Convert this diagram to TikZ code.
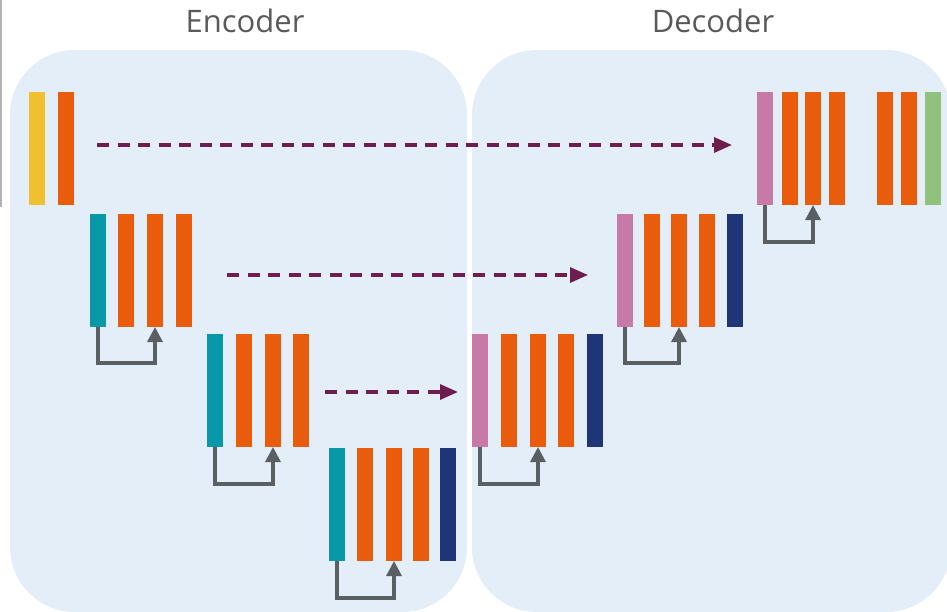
\documentclass[tikz,border=0pt]{standalone}
\usepackage{fontspec}
\setmainfont{Open Sans}
\usetikzlibrary{arrows.meta}

\definecolor{panel}{HTML}{E4EEF9}
\definecolor{label}{HTML}{5A5A5A}
\definecolor{inblk}{HTML}{F0C030}
\definecolor{conv}{HTML}{E95C0B}
\definecolor{down}{HTML}{0898A8}
\definecolor{up}{HTML}{C77AA6}
\definecolor{mid}{HTML}{1E3678}
\definecolor{outblk}{HTML}{8FC27D}
\definecolor{skipc}{HTML}{5A5F63}
\definecolor{crossc}{HTML}{6E1E4E}

\tikzset{
  bar/.style={minimum width=16pt, minimum height=113pt, inner sep=0pt, outer sep=0pt, anchor=north west},
  resid/.style={draw=skipc, line width=3.2pt, -{Triangle[length=15pt,width=15pt]}},
  cross/.style={draw=crossc, line width=3.2pt, dash pattern=on 12pt off 8.5pt, -{Triangle[length=18pt,width=15pt]}},
  title/.style={text=label, font=\fontsize{31}{36}\selectfont}
}

\begin{document}
\begin{tikzpicture}[x=1pt,y=-1pt]
  \clip (0,0) rectangle (947,611);
  \fill[white] (0,0) rectangle (947,611);
  \draw[gray!60, line width=1.5pt] (1,0) -- (1,207);

  % panels
  \fill[panel, rounded corners=65pt] (10,50) rectangle (467,612);
  \fill[panel, rounded corners=65pt] (472,50) rectangle (951,612);
  \node[title] (enc) at (245,21) {Encoder};
  \node[title] (dec) at (713,21) {Decoder};

  % encoder
  \node[bar, fill=inblk] (e1a) at (29,92) {};
  \node[bar, fill=conv] (e1b) at (58,92) {};

  \node[bar, fill=down] (e2a) at (90,214) {};
  \node[bar, fill=conv] (e2b) at (118,214) {};
  \node[bar, fill=conv] (e2c) at (147,214) {};
  \node[bar, fill=conv] (e2d) at (176,214) {};

  \node[bar, fill=down] (e3a) at (207,334) {};
  \node[bar, fill=conv] (e3b) at (236,334) {};
  \node[bar, fill=conv] (e3c) at (265,334) {};
  \node[bar, fill=conv] (e3d) at (293,334) {};

  \node[bar, fill=down] (e4a) at (329,448) {};
  \node[bar, fill=conv] (e4b) at (357,448) {};
  \node[bar, fill=conv] (e4c) at (386,448) {};
  \node[bar, fill=conv] (e4d) at (413,448) {};
  \node[bar, fill=mid] (e4e) at (440,448) {};

  % decoder
  \node[bar, fill=up] (d3a) at (472,334) {};
  \node[bar, fill=conv] (d3b) at (501,334) {};
  \node[bar, fill=conv] (d3c) at (530,334) {};
  \node[bar, fill=conv] (d3d) at (558,334) {};
  \node[bar, fill=mid] (d3e) at (587,334) {};

  \node[bar, fill=up] (d2a) at (617,214) {};
  \node[bar, fill=conv] (d2b) at (644,214) {};
  \node[bar, fill=conv] (d2c) at (671,214) {};
  \node[bar, fill=conv] (d2d) at (699,214) {};
  \node[bar, fill=mid] (d2e) at (727,214) {};

  \node[bar, fill=up] (d1a) at (757,92) {};
  \node[bar, fill=conv] (d1b) at (782,92) {};
  \node[bar, fill=conv] (d1c) at (805,92) {};
  \node[bar, fill=conv] (d1d) at (829,92) {};
  \node[bar, fill=conv] (d1e) at (877,92) {};
  \node[bar, fill=conv] (d1f) at (901,92) {};
  \node[bar, fill=outblk] (d1g) at (925,92) {};

  % residual loops
  \draw[resid] (e2a.south) -- ++(0,36) -| (e2c.south);
  \draw[resid] (e3a.south) -- ++(0,37) -| (e3c.south);
  \draw[resid] (e4a.south) -- ++(0,37) -| (e4c.south);
  \draw[resid] (d3a.south) -- ++(0,37) -| (d3c.south);
  \draw[resid] (d2a.south) -- ++(0,36) -| (d2c.south);
  \draw[resid] (d1a.south) -- ++(0,37) -| (d1c.south);

  % skip connections
  \coordinate (s1) at (97,145);
  \coordinate (t1) at (732,145);
  \coordinate (s2) at (227,275);
  \coordinate (t2) at (588,275);
  \coordinate (s3) at (325,392);
  \coordinate (t3) at (458,392);
  \draw[cross] (s1) -- (t1);
  \draw[cross] (s2) -- (t2);
  \draw[cross] (s3) -- (t3);
\end{tikzpicture}
\end{document}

..........

▶ **Exercise**
Restate the whole listing above exactly, except for its images.

▶ **Worked solution**
Convert this diagram to TikZ code.
\documentclass[tikz,border=0pt]{standalone}
\usepackage{fontspec}
\setmainfont{Open Sans}
\usetikzlibrary{arrows.meta}

\definecolor{panel}{HTML}{E4EEF9}
\definecolor{label}{HTML}{5A5A5A}
\definecolor{inblk}{HTML}{F0C030}
\definecolor{conv}{HTML}{E95C0B}
\definecolor{down}{HTML}{0898A8}
\definecolor{up}{HTML}{C77AA6}
\definecolor{mid}{HTML}{1E3678}
\definecolor{outblk}{HTML}{8FC27D}
\definecolor{skipc}{HTML}{5A5F63}
\definecolor{crossc}{HTML}{6E1E4E}

\tikzset{
  bar/.style={minimum width=16pt, minimum height=113pt, inner sep=0pt, outer sep=0pt, anchor=north west},
  resid/.style={draw=skipc, line width=3.2pt, -{Triangle[length=15pt,width=15pt]}},
  cross/.style={draw=crossc, line width=3.2pt, dash pattern=on 12pt off 8.5pt, -{Triangle[length=18pt,width=15pt]}},
  title/.style={text=label, font=\fontsize{31}{36}\selectfont}
}

\begin{document}
\begin{tikzpicture}[x=1pt,y=-1pt]
  \clip (0,0) rectangle (947,611);
  \fill[white] (0,0) rectangle (947,611);
  \draw[gray!60, line width=1.5pt] (1,0) -- (1,207);

  % panels
  \fill[panel, rounded corners=65pt] (10,50) rectangle (467,612);
  \fill[panel, rounded corners=65pt] (472,50) rectangle (951,612);
  \node[title] (enc) at (245,21) {Encoder};
  \node[title] (dec) at (713,21) {Decoder};

  % encoder
  \node[bar, fill=inblk] (e1a) at (29,92) {};
  \node[bar, fill=conv] (e1b) at (58,92) {};

  \node[bar, fill=down] (e2a) at (90,214) {};
  \node[bar, fill=conv] (e2b) at (118,214) {};
  \node[bar, fill=conv] (e2c) at (147,214) {};
  \node[bar, fill=conv] (e2d) at (176,214) {};

  \node[bar, fill=down] (e3a) at (207,334) {};
  \node[bar, fill=conv] (e3b) at (236,334) {};
  \node[bar, fill=conv] (e3c) at (265,334) {};
  \node[bar, fill=conv] (e3d) at (293,334) {};

  \node[bar, fill=down] (e4a) at (329,448) {};
  \node[bar, fill=conv] (e4b) at (357,448) {};
  \node[bar, fill=conv] (e4c) at (386,448) {};
  \node[bar, fill=conv] (e4d) at (413,448) {};
  \node[bar, fill=mid] (e4e) at (440,448) {};

  % decoder
  \node[bar, fill=up] (d3a) at (472,334) {};
  \node[bar, fill=conv] (d3b) at (501,334) {};
  \node[bar, fill=conv] (d3c) at (530,334) {};
  \node[bar, fill=conv] (d3d) at (558,334) {};
  \node[bar, fill=mid] (d3e) at (587,334) {};

  \node[bar, fill=up] (d2a) at (617,214) {};
  \node[bar, fill=conv] (d2b) at (644,214) {};
  \node[bar, fill=conv] (d2c) at (671,214) {};
  \node[bar, fill=conv] (d2d) at (699,214) {};
  \node[bar, fill=mid] (d2e) at (727,214) {};

  \node[bar, fill=up] (d1a) at (757,92) {};
  \node[bar, fill=conv] (d1b) at (782,92) {};
  \node[bar, fill=conv] (d1c) at (805,92) {};
  \node[bar, fill=conv] (d1d) at (829,92) {};
  \node[bar, fill=conv] (d1e) at (877,92) {};
  \node[bar, fill=conv] (d1f) at (901,92) {};
  \node[bar, fill=outblk] (d1g) at (925,92) {};

  % residual loops
  \draw[resid] (e2a.south) -- ++(0,36) -| (e2c.south);
  \draw[resid] (e3a.south) -- ++(0,37) -| (e3c.south);
  \draw[resid] (e4a.south) -- ++(0,37) -| (e4c.south);
  \draw[resid] (d3a.south) -- ++(0,37) -| (d3c.south);
  \draw[resid] (d2a.south) -- ++(0,36) -| (d2c.south);
  \draw[resid] (d1a.south) -- ++(0,37) -| (d1c.south);

  % skip connections
  \coordinate (s1) at (97,145);
  \coordinate (t1) at (732,145);
  \coordinate (s2) at (227,275);
  \coordinate (t2) at (588,275);
  \coordinate (s3) at (325,392);
  \coordinate (t3) at (458,392);
  \draw[cross] (s1) -- (t1);
  \draw[cross] (s2) -- (t2);
  \draw[cross] (s3) -- (t3);
\end{tikzpicture}
\end{document}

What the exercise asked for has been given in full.